3. Use envelopes or folders for each category of expenses with an amount of money allocated for expenses for a set period of time, like a month. Record dollar amounts on the outside of the envelope or folder.

4. Pay all bills by check and keep running tallies of how much is left in the allocation for each category. This makes a record system in the checkbook. If it often seems that only particular categories of expenses are the problem, you could monitor only the categories that cause the problems.

5. "Sticky notes" can be posted on credit cards with a notation of the maximum amounts that can be charged on that card. Subtract amounts of expenditures added to the card as you make purchases.

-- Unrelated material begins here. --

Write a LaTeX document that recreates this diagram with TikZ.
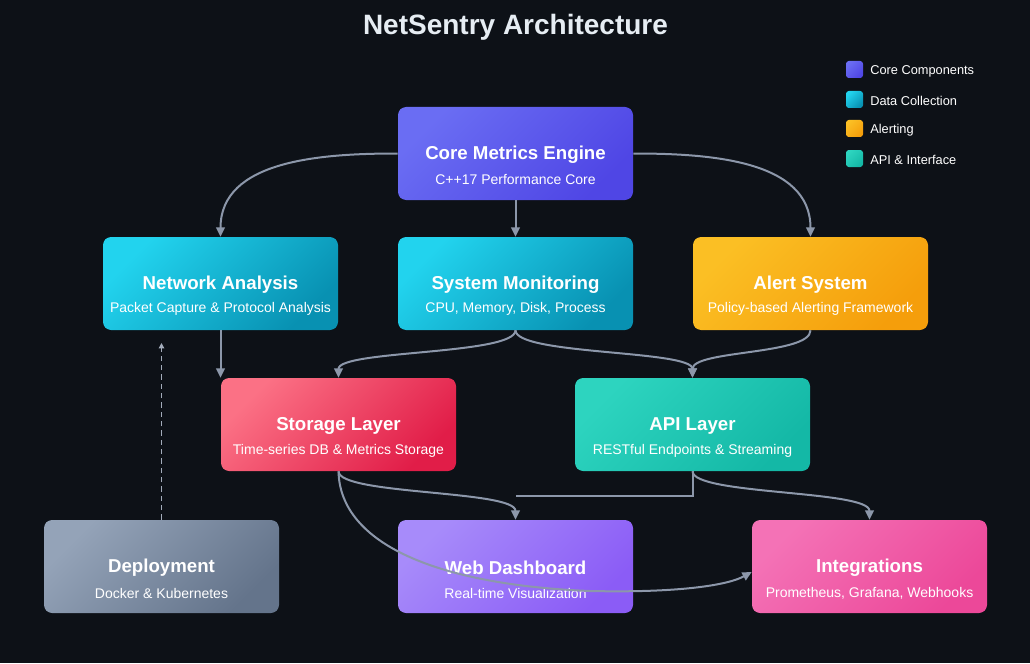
\documentclass[tikz,border=0pt]{standalone}
\usepackage{fontspec}
\setmainfont{Liberation Sans}
\usetikzlibrary{arrows.meta}
\definecolor{bg}{HTML}{0D1117}
\definecolor{wire}{HTML}{8C97AA}
\definecolor{headtxt}{HTML}{E6EDF3}
\tikzset{
  grad/.style 2 args={path picture={\shade[top color=#1, bottom color=#2, shading angle=45]
    (path picture bounding box.south west) rectangle (path picture bounding box.north east);}},
  box/.style={rounded corners=6pt, minimum width=176.25pt, minimum height=69.75pt, inner sep=0pt},
  corebox/.style={box, grad={corelight}{coredark}},
  databox/.style={box, grad={datalight}{datadark}},
  alertbox/.style={box, grad={alertlight}{alertdark}},
  apibox/.style={box, grad={apilight}{apidark}},
  storebox/.style={box, grad={storelight}{storedark}},
  webbox/.style={box, grad={weblight}{webdark}},
  intbox/.style={box, grad={intlight}{intdark}},
  depbox/.style={box, grad={deplight}{depdark}},
  ttl/.style={text=white, font=\bfseries\fontsize{14}{17}\selectfont},
  sub/.style={text=white, font=\fontsize{10.5}{12.5}\selectfont},
  conn/.style={draw=wire, line width=1.5pt, -{Triangle[length=7pt,width=6.5pt]}},
  key/.style={rounded corners=2pt, minimum size=12.75pt, inner sep=0pt},
  keytxt/.style={text=white, anchor=west, inner sep=0pt, font=\fontsize{9.6}{11.5}\selectfont}
}
\definecolor{corelight}{HTML}{6A6DF3}\definecolor{coredark}{HTML}{4F46E5}
\definecolor{datalight}{HTML}{22D3EE}\definecolor{datadark}{HTML}{0891B2}
\definecolor{alertlight}{HTML}{FBBF24}\definecolor{alertdark}{HTML}{F59E0B}
\definecolor{apilight}{HTML}{2DD4BF}\definecolor{apidark}{HTML}{14B8A6}
\definecolor{storelight}{HTML}{FB7185}\definecolor{storedark}{HTML}{E11D48}
\definecolor{weblight}{HTML}{A78BFA}\definecolor{webdark}{HTML}{8B5CF6}
\definecolor{intlight}{HTML}{F472B6}\definecolor{intdark}{HTML}{EC4899}
\definecolor{deplight}{HTML}{94A3B8}\definecolor{depdark}{HTML}{64748B}
\begin{document}
\begin{tikzpicture}[x=0.75pt, y=-0.75pt]
  \fill[bg] (0,0) rectangle (1030,663);
  \useasboundingbox (0,0) rectangle (1030,663);
  \node[text=headtxt, font=\bfseries\fontsize{21}{25}\selectfont] (title) at (515.5,27) {NetSentry Architecture};
  % boxes
  \node[corebox] (core) at (515.5,153.5) {};
  \node[databox] (net) at (220.5,283.5) {};
  \node[databox] (sys) at (515.5,283.5) {};
  \node[alertbox] (alert) at (810.5,283.5) {};
  \node[storebox] (store) at (338.5,424.5) {};
  \node[apibox] (api) at (692.5,424.5) {};
  \node[depbox] (dep) at (161.5,566.5) {};
  \node[webbox] (web) at (515.5,566.5) {};
  \node[intbox] (integ) at (869.5,566.5) {};
  % round off the corners of the shaded boxes
  \foreach \bx in {core,net,sys,alert,store,api,dep,web,integ} {
    \fill[bg] (\bx.north west) -- ++(6pt,0pt) arc[start angle=90, end angle=180, radius=6pt] -- cycle;
    \fill[bg] (\bx.north east) -- ++(0pt,-6pt) arc[start angle=0, end angle=90, radius=6pt] -- cycle;
    \fill[bg] (\bx.south east) -- ++(-6pt,0pt) arc[start angle=270, end angle=360, radius=6pt] -- cycle;
    \fill[bg] (\bx.south west) -- ++(0pt,6pt) arc[start angle=180, end angle=270, radius=6pt] -- cycle;
  }
  % texts
  \node[ttl] (core-t) at (515.5,155) {Core Metrics Engine};
  \node[sub] (core-s) at (515.5,180) {C++17 Performance Core};
  \node[ttl] (net-t) at (220.5,285) {Network Analysis};
  \node[sub] (net-s) at (220.5,309) {Packet Capture \& Protocol Analysis};
  \node[ttl] (sys-t) at (515.5,285) {System Monitoring};
  \node[sub] (sys-s) at (515.5,309) {CPU, Memory, Disk, Process};
  \node[ttl] (alert-t) at (810.5,285) {Alert System};
  \node[sub] (alert-s) at (810.5,309) {Policy-based Alerting Framework};
  \node[ttl] (store-t) at (338.5,426) {Storage Layer};
  \node[sub] (store-s) at (338.5,451) {Time-series DB \& Metrics Storage};
  \node[ttl] (api-t) at (692.5,426) {API Layer};
  \node[sub] (api-s) at (692.5,451) {RESTful Endpoints \& Streaming};
  \node[ttl] (dep-t) at (161.5,568) {Deployment};
  \node[sub] (dep-s) at (161.5,593) {Docker \& Kubernetes};
  \node[ttl] (web-t) at (515.5,568) {Web Dashboard};
  \node[sub] (web-s) at (515.5,593) {Real-time Visualization};
  \node[ttl] (integ-t) at (869.5,568) {Integrations};
  \node[sub] (integ-s) at (869.5,593) {Prometheus, Grafana, Webhooks};
  % legend
  \node[key, grad={corelight}{coredark}] (k1) at (854.5,69.5) {};
  \node[key, grad={datalight}{datadark}] (k2) at (854.5,99.5) {};
  \node[key, grad={alertlight}{alertdark}] (k3) at (854.5,128.5) {};
  \node[key, grad={apilight}{apidark}] (k4) at (854.5,158.5) {};
  \foreach \k in {k1,k2,k3,k4} {
    \fill[bg] (\k.north west) -- ++(2pt,0pt) arc[start angle=90, end angle=180, radius=2pt] -- cycle;
    \fill[bg] (\k.north east) -- ++(0pt,-2pt) arc[start angle=0, end angle=90, radius=2pt] -- cycle;
    \fill[bg] (\k.south east) -- ++(-2pt,0pt) arc[start angle=270, end angle=360, radius=2pt] -- cycle;
    \fill[bg] (\k.south west) -- ++(0pt,2pt) arc[start angle=180, end angle=270, radius=2pt] -- cycle;
  }
  \node[keytxt] (k1-t) at (870,71) {Core Components};
  \node[keytxt] (k2-t) at (870,100.5) {Data Collection};
  \node[keytxt] (k3-t) at (870,130) {Alerting};
  \node[keytxt] (k4-t) at (870,159.5) {API \& Interface};
  % connectors
  \coordinate (dep-up) at (161.5,343);
  \coordinate (web-join) at (516,496);
  \draw[conn] (core.west) to[out=180, in=90] (net.north);
  \draw[conn] (core.south) -- (sys.north);
  \draw[conn] (core.east) to[out=0, in=90] (alert.north);
  \draw[conn] (net.south) -- (net.south |- store.north);
  \draw[conn] (sys.south) .. controls (515.5,355) and (338.5,350) .. (store.north);
  \draw[conn] (sys.south) .. controls (515.5,355) and (692.5,350) .. (api.north);
  \draw[conn] (alert.south) .. controls (810.5,355) and (692.5,350) .. (api.north);
  \draw[conn] (store.south) .. controls (338.5,495) and (515.5,490) .. (web.north);
  \draw[conn] (store.south) .. controls (340,545) and (440,585) .. (590,591)
    .. controls (680,593) and (728,585) .. (integ.west |- 0,572);
  \draw[conn] (api.south) .. controls (692.5,495) and (869.5,490) .. (integ.north);
  \draw[draw=wire, line width=1.5pt] (api.south) |- (web-join);
  \draw[draw=wire!80, line width=1.2pt, dash pattern=on 4pt off 3pt,
    -{Triangle[length=4pt,width=4pt]}] (dep.north) -- (dep-up);
\end{tikzpicture}
\end{document}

6. An informal method used by some people is the checkbook balance, as a guide to patterns of expenses. If the balance drops below a particular amount, it is an alert to potential problems.

7. Use a budget partner for problems that seem to be spending addictions. Establish a household rule that the expense has to be verbally justified to the budget partner before any expenditure on those items can be made. The budget partner's role is to ask questions to bring greater understanding of consequences of any expenditure rather than telling the person what to do.

8. Keep a log of "financial emergencies" for a few weeks to determine what they are, what triggers them, and then think of ways to avoid them.

9. Purchase inexpensive computer software designed for electronic record keeping. Be sure to back up your records frequently.

10. Carry a small notepad in your purse, car or pocket to jot down spending.